By Babafemi Ojudu
I woke up this morning and took a look back at my journey through life. Suddenly a rush of memory took me to a man who I worked with for many years and who by a stroke of action, an ingenious one at that “saved me from being tried as an accessory after the fact of a coup”. That charge, which itself was ingenious, saw men and women who never bore arms being arrested, charged, tried, and sentenced to life imprisonment by the Abacha regime.
I escaped this fate by a whisker. Kunle Ajibade, my friend, brother, and collaborator was not so lucky. He was arrested and taken away for three and a half years as an accessory after the fact.
Now my story. General Abacha’s security agents were miffed by our categorization of the coup, for which they arrested Obasanjo, Diya, Yaradua and other military chiefs, as “phantom coup”. They were out for a pound of flesh. In our crusade, we had tried to justify this label and get justice for the “coupists”. We stumbled on the defence presented by Obasanjo before the military panel and published same. Hell was let loose and the search for the “accessories “ became intense.
On a sweltering afternoon, l left the office to pick my first son from a kindergarten just about 300 meters away from my office in Ogba, Lagos. I took Sunkanmi home and decide to have a nap. I woke up two hours later, showered and changed to a short, a T shirt and a face cap. Why this casual dress? A divine guide has always been in charge of my actions. I went to my office to coordinate editorial activities for that evening.

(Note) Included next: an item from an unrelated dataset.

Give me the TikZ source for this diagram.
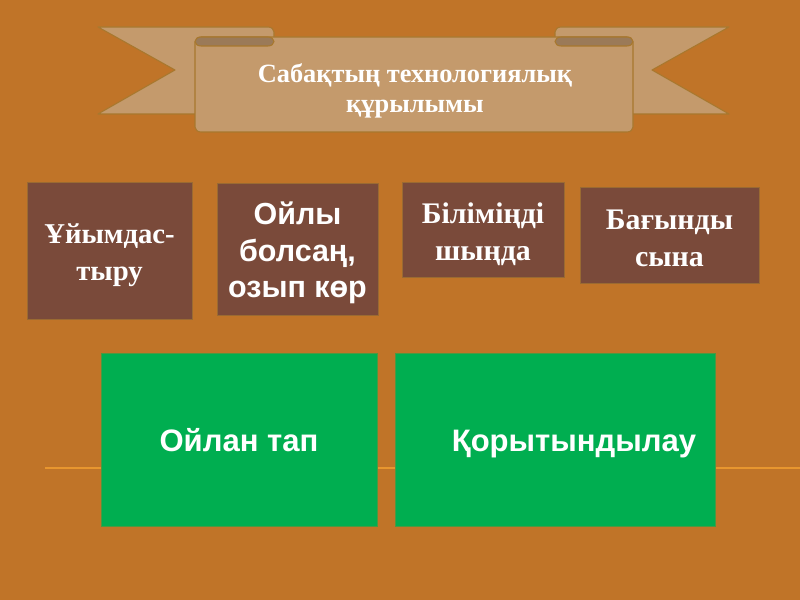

As I approached the gate, it was flung open before the gateman had a chance to open it. That informed my hunch that something not quite right. I drove in and packed.

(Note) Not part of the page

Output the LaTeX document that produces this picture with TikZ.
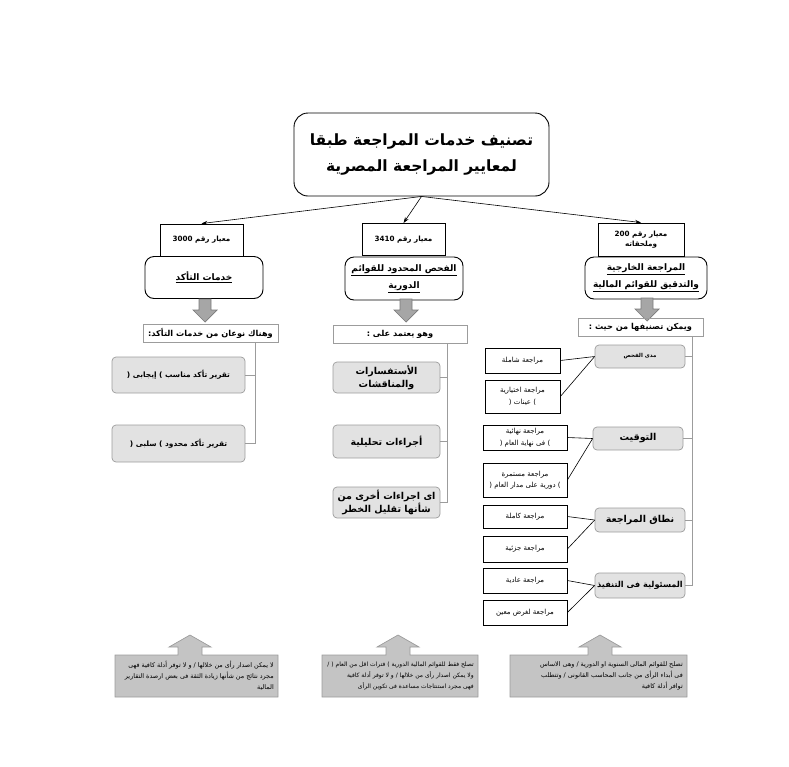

As I approached the reception area, there were about six strange looking men. As I was trying to assess what was happening, who but Monday Emoni, editor of The News came in.
“Who are you looking for? If it is Mr Bayo Onanuga he is not around”, he said.
My senses quickly sensed danger. In the twinkle of an eye, I recognized this as a coded message. I immediately responded “Yes. I am looking for Bayo Onanuga”. “Mr Onanuga gave me his car for repairs and has failed to bring the money to buy the parts. I am therefore returning the car,” I slammed the key on the reception desk and fled to the street before they realized the man they were looking for had played a trick on them. I was far away from the scene before they discovered my identity after rummaging through the car.
In anger, they pounced on Monday Emoni and took him away to be interrogated, tortured and detained. On his way to detention, I was told he engaged them in a dialogue:
Emoni: What do you want the world to say when they are told you have arrested a Photographer?
Security Men: We do not care what the world says.
A few days later, they returned and ‘captured‘ Mr Kunle Ajibade. They took him through that excruciating process of torture, trial, and three and half years in a Makurdi prison.
Emoni was detained, I think, for several days before they let him go. Thank you Emoni. God bless you and all of our staff who went through all of those heady days with us. Dangerous days they were.